The purpose of editing at the end is, so you don't leave anything out. As a business writer, you need to keep your thoughts flowing and onto your paper.
Your rough draft will look and sound poor at first. Your masterpiece comes in when you edit unnecessary words and phrases. Words like "that" can be deleted. Don't delete all of them, but only the "that," which seems disruptive.
My last tip for your editing process is for you to use short sentences. Ok, I fold… one final tip. When you write your rough draft, use "because" often.
Rough Draft Example: Your jewels will come with a 90-Day-Money-back-guarantee. Because We want you to be fully satisfied. It's important you act now. Because We are running short on stock. If you order within 24-hours your shipping is free. Order now.
Final Draft Example: Your jewels will come with a 90-Day-Money-back-guarantee. We want you to be fully satisfied. It's important you act now. We are running short on stock. If you order within 24-hours, your shipping is free! Order now.

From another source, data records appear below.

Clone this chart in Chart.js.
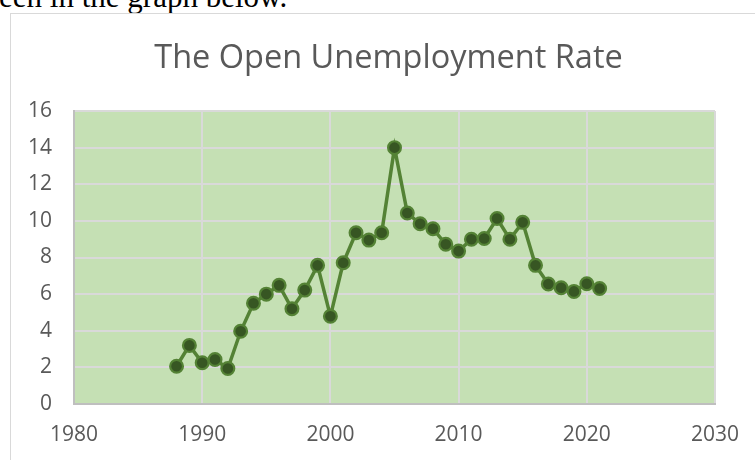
<!DOCTYPE html>
<html>
<head>
<meta charset="utf-8">
<script src="https://cdn.jsdelivr.net/npm/chart.js@4/dist/chart.umd.min.js"></script>
<style>
  html, body { margin: 0; padding: 0; background: #ffffff; overflow: hidden; width: 755px; height: 460px; }
  #intro { position: absolute; left: -13px; top: -19px; font-family: "Liberation Serif", "Times New Roman", serif; font-size: 31px; line-height: 31px; color: #000; white-space: nowrap; }
  #frame { position: absolute; left: 10px; top: 13px; width: 800px; height: 500px; border-left: 1px solid #d9d9d9; border-top: 1px solid #d9d9d9; }
  #wrap { position: absolute; left: 11px; top: 14px; width: 755px; height: 446px; }
</style>
</head>
<body>
<div id="intro">seen in the graph below.</div>
<div id="frame"></div>
<div id="wrap"><canvas id="c"></canvas></div>
<script>
const chartTitle = "The Open Unemployment Rate";
const years = [1988,1989,1990,1991,1992,1993,1994,1995,1996,1997,1998,1999,2000,2001,2002,2003,2004,2005,2006,2007,2008,2009,2010,2011,2012,2013,2014,2015,2016,2017,2018,2019,2020,2021];
const rates = [2.06,3.2,2.25,2.43,1.94,3.97,5.5,6.0,6.48,5.2,6.22,7.57,4.79,7.71,9.35,8.95,9.35,14.0,10.43,9.84,9.57,8.72,8.35,9.0,9.04,10.13,9.0,9.92,7.57,6.55,6.35,6.15,6.57,6.31];
const xTicks = [1980,1990,2000,2010,2020,2030];
const yTicks = [0,2,4,6,8,10,12,14,16];

const points = years.map((y, i) => ({ x: y, y: rates[i] }));

const plotBg = {
  id: 'plotBg',
  beforeDraw(chart) {
    const { ctx, chartArea: a } = chart;
    ctx.save();
    ctx.fillStyle = '#c5e0b4';
    ctx.fillRect(a.left, a.top, a.right - a.left, a.bottom - a.top);
    ctx.restore();
  }
};

const tickFont = { family: "'Open Sans', sans-serif", size: 21 };

new Chart(document.getElementById('c'), {
  type: 'line',
  data: {
    datasets: [{
      data: points,
      borderColor: '#548235',
      borderWidth: 3.5,
      pointRadius: 6.4,
      pointHoverRadius: 6.4,
      pointBorderWidth: 2.2,
      pointBackgroundColor: '#375623',
      pointBorderColor: '#548235',
      tension: 0,
      fill: false
    }]
  },
  options: {
    responsive: true,
    maintainAspectRatio: false,
    animation: false,
    layout: { padding: 0 },
    plugins: {
      legend: { display: false },
      tooltip: { enabled: false },
      title: {
        display: true,
        text: chartTitle,
        color: '#595959',
        font: { family: "'Open Sans', sans-serif", size: 32.5, weight: 'normal', lineHeight: 1.2 },
        padding: { top: 25, bottom: 33 }
      }
    },
    scales: {
      x: {
        type: 'linear',
        min: xTicks[0],
        max: xTicks[xTicks.length - 1],
        afterBuildTicks(scale) { scale.ticks = xTicks.map(v => ({ value: v })); },
        afterFit(scale) { scale.height = 56; },
        ticks: {
          color: '#595959',
          font: tickFont,
          padding: 18,
          maxRotation: 0,
          autoSkip: false,
          callback: v => String(v)
        },
        grid: { color: '#d9d9d9', lineWidth: 2, drawTicks: false },
        border: { display: true, color: '#bfbfbf', width: 2 }
      },
      y: {
        min: yTicks[0],
        max: yTicks[yTicks.length - 1],
        afterBuildTicks(scale) { scale.ticks = yTicks.map(v => ({ value: v })); },
        afterFit(scale) { scale.width = 63; },
        ticks: {
          color: '#595959',
          font: tickFont,
          padding: 22,
          callback: v => String(v)
        },
        grid: { color: '#d9d9d9', lineWidth: 2, drawTicks: false },
        border: { display: true, color: '#bfbfbf', width: 2 }
      },
      ySpacer: {
        position: 'right',
        min: yTicks[0],
        max: yTicks[yTicks.length - 1],
        afterFit(scale) { scale.width = 51; },
        ticks: { display: false },
        grid: { display: false, drawTicks: false },
        border: { display: false }
      }
    }
  },
  plugins: [plotBg]
});
</script>
</body>
</html>
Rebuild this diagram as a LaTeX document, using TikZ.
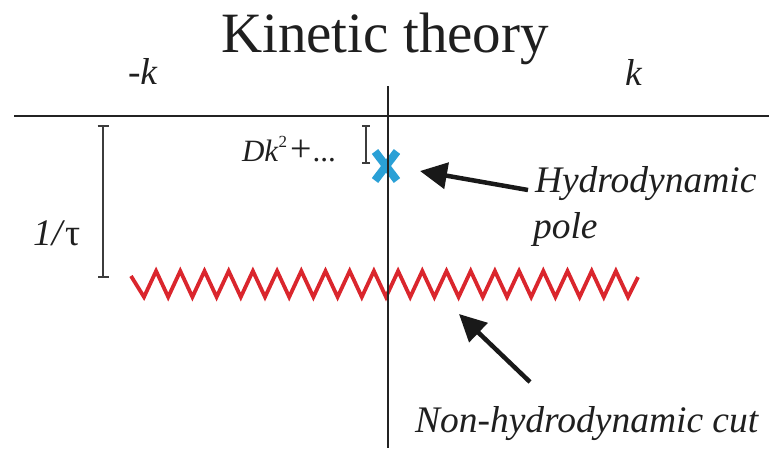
\documentclass[tikz,border=0pt]{standalone}
\usepackage{fontspec}
\setmainfont{Liberation Serif}
\usetikzlibrary{arrows.meta,shapes.misc}
\definecolor{axisgray}{RGB}{35,35,35}
\definecolor{bargray}{RGB}{60,60,60}
\definecolor{cutred}{RGB}{218,38,45}
\definecolor{poleblue}{RGB}{42,160,214}
\begin{document}
\begin{tikzpicture}[x=1pt,y=-1pt,
  txt/.style={inner sep=0pt,outer sep=0pt,anchor=base west,text=black!88},
  big/.style={txt,font=\fontsize{37.5}{40}\selectfont\itshape},
  axis/.style={line width=2.4pt,draw=axisgray},
  bar/.style={line width=1.8pt,draw=bargray,{Bar[width=11pt]}-{Bar[width=11pt]}},
  smallbar/.style={line width=1.6pt,draw=bargray,{Bar[width=8pt]}-{Bar[width=8pt]}},
  cut/.style={line width=3.8pt,draw=cutred,line join=miter},
  pointer/.style={line width=4.5pt,draw=black!90,-{Triangle[length=27pt,width=26pt]}}]
\useasboundingbox (0,0) rectangle (769,448);

% title and axis labels
\node[txt,anchor=base,font=\fontsize{57}{60}\selectfont] (title) at (385,52) {Kinetic theory};
\node[big] (mk) at (128,84) {-k};
\node[big] (pk) at (625,85) {k};

% pole (blue cross)
\node[cross out,draw=poleblue,line width=8pt,minimum width=22pt,minimum height=29pt,inner sep=0pt,outer sep=0pt] (pole) at (386,166) {};

% non-hydrodynamic cut
\draw[cut] (131,276) \foreach \k in {0,...,19} { -- ({144+24.2*\k},297) -- ({156.1+24.2*\k},271) } -- (628,297) -- (638,277);

% axes
\coordinate (xl) at (14,116);
\coordinate (xr) at (769,116);
\coordinate (yt) at (388,86);
\coordinate (yb) at (388,448);
\draw[axis] (xl) -- (xr);
\draw[axis] (yt) -- (yb);

% scale bars
\coordinate (b1t) at (103,125);
\coordinate (b1b) at (103,278);
\draw[bar] (b1t) -- (b1b);
\node[big,font=\fontsize{37.5}{40}\selectfont] (tau) at (33,245) {\textit{1/}τ};

\coordinate (b2t) at (366,125);
\coordinate (b2b) at (366,164);
\draw[smallbar] (b2t) -- (b2b);
\node[txt,font=\fontsize{31}{33}\selectfont] (disp) at (242,161) {\textit{Dk}\raisebox{0.45em}{\fontsize{17}{18}\selectfont 2}\hspace{3pt}{\fontsize{38}{40}\selectfont +}\hspace{1pt}...};

% labels with pointers
\node[big] (hydro) at (535,192) {Hydrodynamic};
\node[big] (polelab) at (533,238) {pole};
\node[big] (nonhydro) at (415,432) {Non-hydrodynamic cut};

\coordinate (a1s) at (528,190);
\coordinate (a1e) at (420,171);
\draw[pointer] (a1s) -- (a1e);
\coordinate (a2s) at (530,382);
\coordinate (a2e) at (459,314);
\draw[pointer] (a2s) -- (a2e);
\end{tikzpicture}
\end{document}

As you can see, I deleted all of the "because" on the final draft. Write your rough draft freely with "because," since this word helps the flow of answering your prospect's objections.
Once you are ready for your final draft, edit out all the "because" words, and your copy will be so smooth!
Write with confidence! Don't fear errors. You will have time to edit at the end of your copy.
You Can't Lose!
Writing copy is not as complicated as you think… only if you make it complicated. When I first started writing copy, I ignored copywriting gurus. I had my pride, but I learned the gurus were right. You need to practice writing your copy from top to bottom first and edit last. Editing is your final step in your process.
Write first, editing last, and…
Nourish your copy muscles!
You may think I'm odd, but I'm not kidding -- experts will approve some of these copywriting exercises. Copywriting exercises such as re-writing successful swipe files and writing first and editing last improve skills!
Now's your chance to improve your abilities. Stress your copy muscles with training, and you will notice a difference, and so will your clients. Talk to you soon.